Recent bans against ivory trade have resulted in decreased demand
Some regard ivory carving as an endangered art form
Alternative materials, like the use of mammoth tusks, are on the rise
When Li Chunke started carving ivory in 1964, the number of elephants in Africa was still on the rise. Demand for ivory in China was practically non-existent and tusks could be bought for under $7 a kilogram.
Today, this figure is closer to $1,100 – according to research by Save the Elephants.
But while this marks a significant increase over the course of Li’s career, the price of coveted xiangya (elephant teeth) has almost halved over the last 18 months.
An endangered art form?
Conservationists have welcomed the recent drop in demand, attributing it to awareness campaigns and President Xi Jinping’s commitment to abolish the ivory trade in China.
But for 65-year-old Li, these changing attitudes threaten an ancient art form and the livelihoods of many carvers.
“Ivory carving represents Chinese traditional culture” he says, sipping green tea in his small apartment in Beijing.
“Chinese people love it because it is an ancient skill – it’s a practice that belongs to the imperial arts.”
At the state-owned factory where he spent his five-decade career, Li would sculpt everything from small trinkets to full-length tusks adorned with classical scenes.
Alternative raw materials to ivory
Legal restrictions mean that he is rarely able to keep raw ivory at his home.
Nonetheless, on the far side of his living room I find a small workshop besieged by chisels, drill bits and tools.
Some are electronic, but the majority are simple hand tools – the sort he trained with. From the clutter, Li picks out figurines carved from a variety of different materials.
Ivory’s rare combination of density and smoothness makes it ideal for intricate carving, but there are alternatives. Hippo, narwhal and walrus tusks possess similar qualities.
“When we don’t have ivory, we also use beeswax and agarwood,” he explains.
Li shows me a small horse statuette and an ancient goddess fashioned from a piece of mammoth tusk – an ivory substitute excavated from the Siberian permafrost.
“When we made carvings for export [in the 1960s] the products had to represent Chinese traditional culture – it was merchandise,” he recalls.
“Now I can carve on any theme, including religion and modern life.”
Legal vs. illegal ivory trade
Since retiring from the factory in 2013, Li estimates he makes fewer than 10 carvings a year, and can spend as long as two months on a single item.
He appears despondent about elephant poaching and the black market that are now associated with his industry.
“We are legal ivory-carving professionals,” he says. “The ivory we used was from natural deaths. We ought to protect wildlife. I like animals and I’ve kept a puppy as a pet. I find it shocking that elephants are killed by men.”
With the worldwide ban on ivory in 1989, factories like Li’s were able to stay open, as China still permitted domestic trade. A licensing system allowed the continued import of tusks sourced from natural elephant deaths and police seizures.

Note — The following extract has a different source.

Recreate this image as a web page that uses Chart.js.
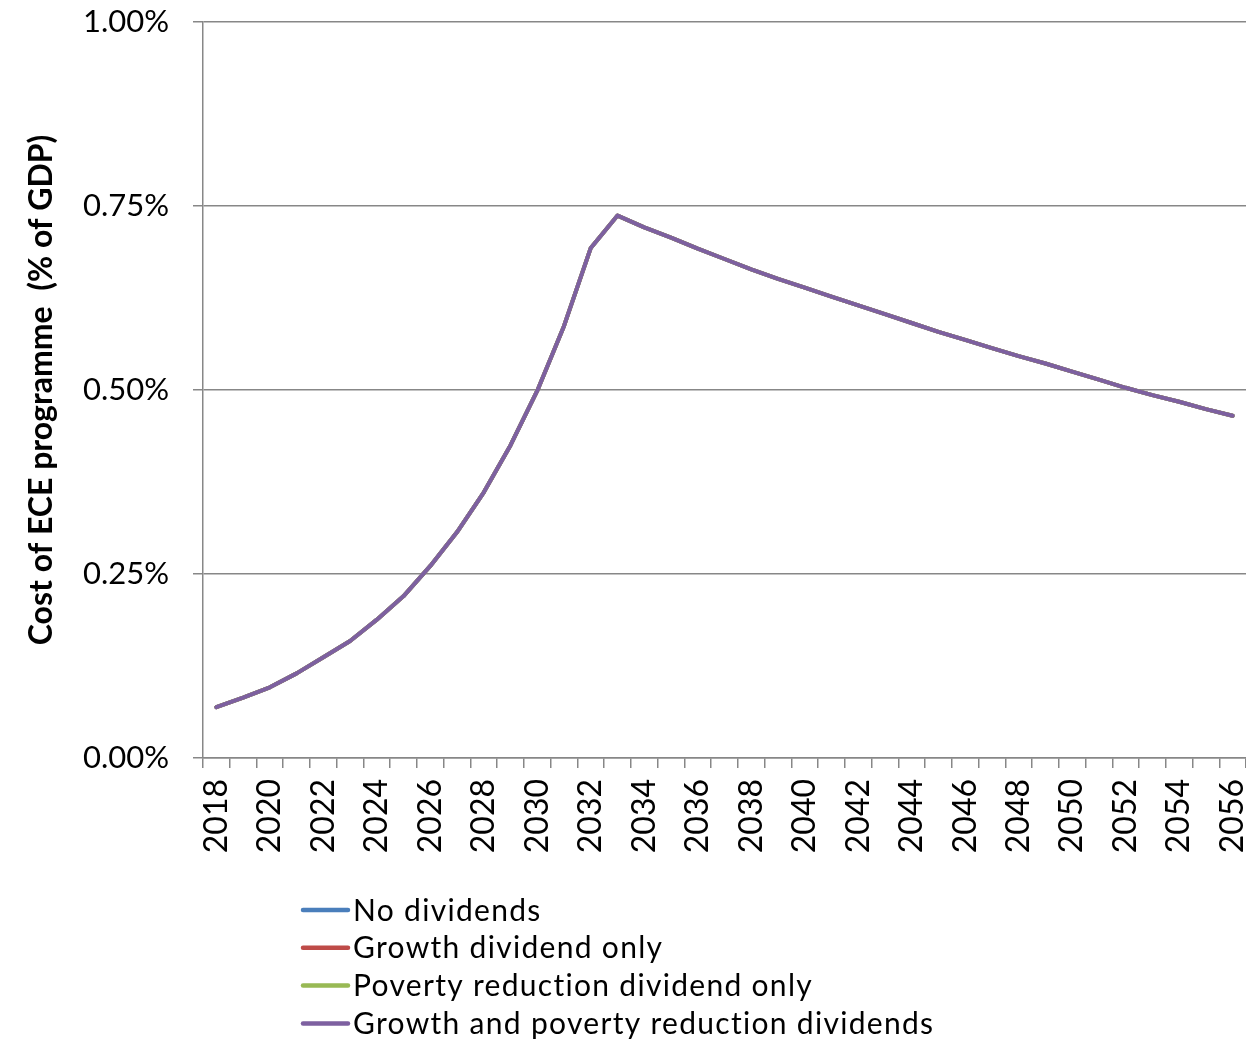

But the distinction between legal and illegal trade is becoming blurred, say conservationists.
A 2011 investigation by the International Fund for Animal Welfare (IFAW) found that almost 60% of licensed vendors and carving factories in China were involved in black market trade.
A high-profile campaign featuring former basketball star Yao Ming argues that all ivory consumption – even the licensed trade – feeds the cycle of killing.
“Yao Ming’s ‘no buying, no killing’ is only partly right – we still have to think about the inheritance of traditional Chinese culture,” Li says.
“Of course, the raw material can be replaced by alternatives, which is why my students also use woods and jade. But some of the nuances of carving – ones that can only be reflected in ivory – are at risk.”
Rise in demand for mammoth tusks
On the other side of central Beijing, one of Li’s students, Li Jiulong (no relation), leads me into his small, dusty workshop. The 26-year-old shares the space with four other apprentices. A fellow carver sits practicing her technique on a small block of wood, her engravings guided by ink markings.
Work surfaces are arranged in a square, each littered with hand tools for breaking down large chunks of tusk and more accurate electronic ones for finer details.
While his master is old enough to ignore the diminishing demand for ivory, the younger Li must keep his options open.
In addition to his apprenticeship he is also undertaking a master’s degree which sees him working with lacquer – a traditional colored finish applied to wood.
He can obtain ivory through “the proper channels,” but Li spends much of his time carving other materials, including mammoth tusks.
“These tusks have been buried underground for a long time, which can cause cracks and change their color,” he explains, sketching out their differing patterns of grain on a piece of paper. “They would [originally have been] white like the elephant tusks, but they’re also more compact than normal ivory.”
Imports of mammoth tusks from Hong Kong (the main route bringing them in from Russia) has more than tripled since 2000. But the young apprentice retains some hope for traditional ivory carving, despite the recent drop in demand.
“It’s true that ivory won’t be huge business in the future but it won’t vanish. It is part of our cultural heritage,” he says.
“It will survive and keep its place,” he argues.